In a randomized log normal world, such a framework for analysis would be redundant. By mathematical definition, one could not outperform the market's risk adjusted return in the long run except by pure luck. The alpha of such models would be zero (worse, counting transaction costs). Model development would be as fruitful as attempting to make money flipping fair coins. Therefore, all developers of trading models explicitly or implicitly believe markets are not unpredictably random. This is an assumption which should cause some humility. The challenge for modelers in trying to discover patterns which repeat themselves is daunting.

No model building method can assure success. However, the lack of a proper scientific methodology will almost certainly guarantee failure. There are many hurdles model builders need to overcome. In MSR's experience, the "data mining" bias is one of the most difficult problems to solve. At its most basic level, the data mining bias is a form of self-deception that "discovers" spurious correlations in historical simulations, which are fundamentally random in nature. This is the primary reason most models fail "out of sample" in real trading. As obvious as this may seem as a general statement, in practice the elimination of the data mining bias is a very complex and detailed process.

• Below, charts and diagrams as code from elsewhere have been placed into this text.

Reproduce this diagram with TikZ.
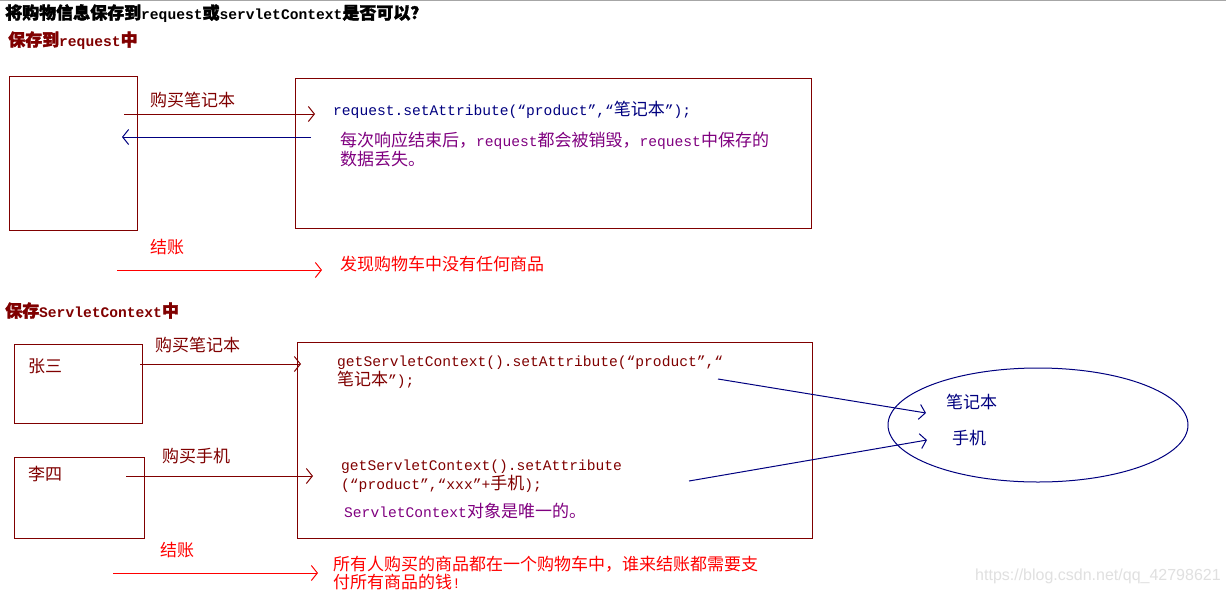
\documentclass[tikz,border=0pt]{standalone}
\usepackage{fontspec}
\setmainfont{Liberation Mono}[Scale=0.86]
\newfontfamily\cjk{Noto Sans CJK SC}
\newfontfamily\cjkb{Noto Sans CJK SC}[FakeBold=2]
\newfontfamily\wmfont{Liberation Sans}
\newcommand\zh[1]{{\cjk #1}}
\newcommand\zhb[1]{{\cjkb #1}}
\usetikzlibrary{arrows.meta,shapes.geometric}
\definecolor{dred}{HTML}{800000}
\definecolor{navyc}{HTML}{000080}
\definecolor{purp}{HTML}{800080}
\definecolor{redc}{HTML}{FF0000}
\begin{document}
\begin{tikzpicture}[x=1pt,y=-1pt,
  txt/.style={anchor=base west, inner sep=0pt, align=left, font=\fontsize{17}{16}\selectfont},
  box/.style={draw=dred, line width=1pt, inner sep=0pt, outer sep=0pt, anchor=north west},
  arr/.style={-{Straight Barb[length=6pt,width=15pt,line width=1pt]}, line width=1pt}]
\useasboundingbox (0,0) rectangle (1226,592);
\fill[white] (0,0) rectangle (1226,592);
\draw[gray!70, line width=1pt] (0,0.5) -- (1226,0.5);

% ---------- section 1 ----------
\node[txt, text=black] (title) at (5,19) {\bfseries\zhb{将购物信息保存到}request\zhb{或}servletContext\zhb{是否可以？}};
\node[txt, text=dred] (h1) at (8,46) {\bfseries\zhb{保存到}request\zhb{中}};

\node[box, minimum width=128pt, minimum height=154pt] (client1) at (9,76) {};
\node[box, minimum width=516pt, minimum height=150pt] (server1) at (295,78) {};

\node[txt, text=dred] (buy1) at (150,106) {\zh{购买笔记本}};
\coordinate (a1s) at (124,114);
\coordinate (a1e) at (315,114);
\draw[arr, dred] (a1s) -- (a1e);
\node[txt, text=navyc] (code1) at (333,115) {request.setAttribute(“product”,“\zh{笔记本}”);};
\coordinate (b1s) at (311,137);
\coordinate (b1e) at (122,137);
\draw[arr, navyc] (b1s) -- (b1e);
\node[txt, text=purp] (note1) at (340,165) {\zh{每次响应结束后，}request\zh{都会被销毁，}request\zh{中保存的}\\\zh{数据丢失。}};

\node[txt, text=redc] (pay1) at (150,253) {\zh{结账}};
\coordinate (c1s) at (117,270);
\coordinate (c1e) at (322,270);
\draw[arr, redc] (c1s) -- (c1e);
\node[txt, text=redc] (res1) at (340,270) {\zh{发现购物车中没有任何商品}};

% ---------- section 2 ----------
\node[txt, text=dred] (h2) at (5,317) {\bfseries\zhb{保存}ServletContext\zhb{中}};

\node[box, minimum width=128pt, minimum height=79pt] (zs) at (14,344) {};
\node[txt, text=dred] (zsl) at (28,372) {\zh{张三}};
\node[box, minimum width=130pt, minimum height=81pt] (ls) at (14,457) {};
\node[txt, text=dred] (lsl) at (28,480) {\zh{李四}};
\node[box, minimum width=515pt, minimum height=196pt] (server2) at (297,342) {};

\node[txt, text=dred] (buy2) at (155,351) {\zh{购买笔记本}};
\coordinate (a2s) at (140,364);
\coordinate (a2e) at (301,364);
\draw[arr, dred] (a2s) -- (a2e);
\node[txt, text=dred] (code2) at (337,385) {getServletContext().setAttribute(“product”,“\\\zh{笔记本}”);};

\node[txt, text=dred] (buy3) at (162,462) {\zh{购买手机}};
\coordinate (a3s) at (126,476);
\coordinate (a3e) at (313,476);
\draw[arr, dred] (a3s) -- (a3e);
\node[txt, text=dred] (code3) at (341,489) {getServletContext().setAttribute\\(“product”,“xxx”+\zh{手机});};
\node[txt, text=purp] (note2) at (344,517) {ServletContext\zh{对象是唯一的。}};

\node[draw=navyc, line width=1pt, ellipse, minimum width=300pt, minimum height=114pt, inner sep=0pt] (store) at (1038,425) {};
\node[txt, text=navyc] (p1) at (946,408) {\zh{笔记本}};
\node[txt, text=navyc] (p2) at (952,444) {\zh{手机}};
\coordinate (d1s) at (718,379);
\coordinate (d1e) at (926,413);
\coordinate (d2s) at (689,481);
\coordinate (d2e) at (927,440);
\draw[arr, navyc] (d1s) -- (d1e);
\draw[arr, navyc] (d2s) -- (d2e);

\node[txt, text=redc] (pay2) at (160,556) {\zh{结账}};
\coordinate (c2s) at (113,573);
\coordinate (c2e) at (318,573);
\draw[arr, redc] (c2s) -- (c2e);
\node[txt, text=redc] (res2) at (333,588) {\zh{所有人购买的商品都在一个购物车中，谁来结账都需要支}\\\zh{付所有商品的钱}!};

\node[anchor=base west, inner sep=0pt, text=black!12, font=\wmfont\fontsize{16}{16}\selectfont] (wm) at (975,580) {https://blog.csdn.net/qq\_42798621};
\end{tikzpicture}
\end{document}
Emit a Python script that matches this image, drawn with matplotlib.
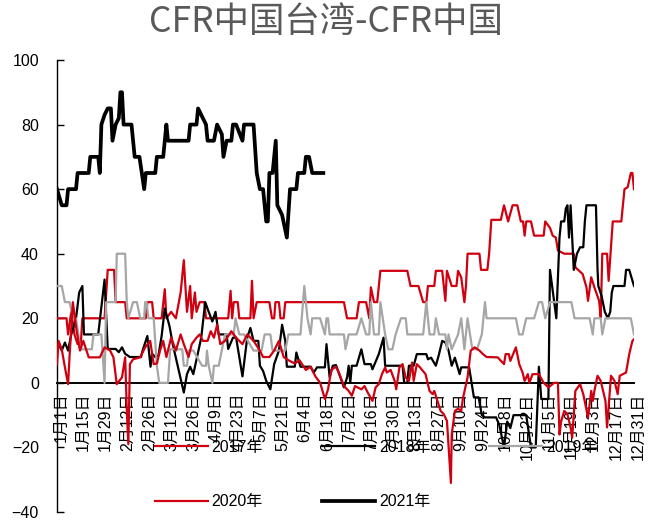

There are an unlimited number of ways to combine historical data into formulas and regressions that perfectly fit history but which lack any predictive value. The challenge for model builders is to distinguish between that which may be predictive and that which is not. Professor David Leinweber of Caltech created one of the best examples of data mining bias in a paper known by its famous satirical "butter in Bangladesh" method of predicting stock market prices. Leinweber demonstrated how easy it is to find a meaningless correlation if one scours enough data and uses enough polynomials.

Leinweber literally regressed thousands of data series from 140 countries against the price of the S&P 500 over a 10-year period. He "discovered" that butter production in Bangladesh "explained" 75% of the return in the stock market. When he combined butter in Bangladesh with US cheese production and the sheep population in both countries he created an almost perfect fit (an R-squared of .99).

This may seem obviously absurd, but Leinweber's point is that if instead of butter in Bangladesh one had a model predicting stock prices using GDP and interest rates with an R-squared of .70, it might not seem so ridiculous. A data miner can create non-predictive meaningless models using "sensible" data just as easily as with "butter in Bangladesh".

What does MSR do to try to avoid this pitfall? One cannot avoid using historical data to "mine" for statistically significant patterns, nor should one want to. We have only one history, as multifaceted as it is. It is also unlikely that one's first attempt at a hypothesis will yield the results one desires. It is inevitable that one will use the same data multiple times in the search for a successful predictive hypothesis. In statistics this is often referred to as the multiple comparison problem. However, if one uses hypothesis testing and other techniques on models without taking into account the number of different variables or parameters that were tested, one is almost certain to fall victim to the dating mining bias. One has to account for the number of tests done on the data to arrive at meaningful statistical inferences. It is extremely difficult to build successful models without using methods which "discount" these effects. In doing so, one improves the odds that the output of one's models will not be fallacious.

The above model building prescription is neither straightforward nor mechanical, and in practice it is very difficult. Judgment is always required at every step. "Researcher bias" (i.e., the tendency of researchers to interpret data, or make judgments, toward their desired conclusion) is a risk for MSR as it is with all financial model builders. However, we try to keep this risk at the forefront of our thinking and methodology in order to minimize its likelihood.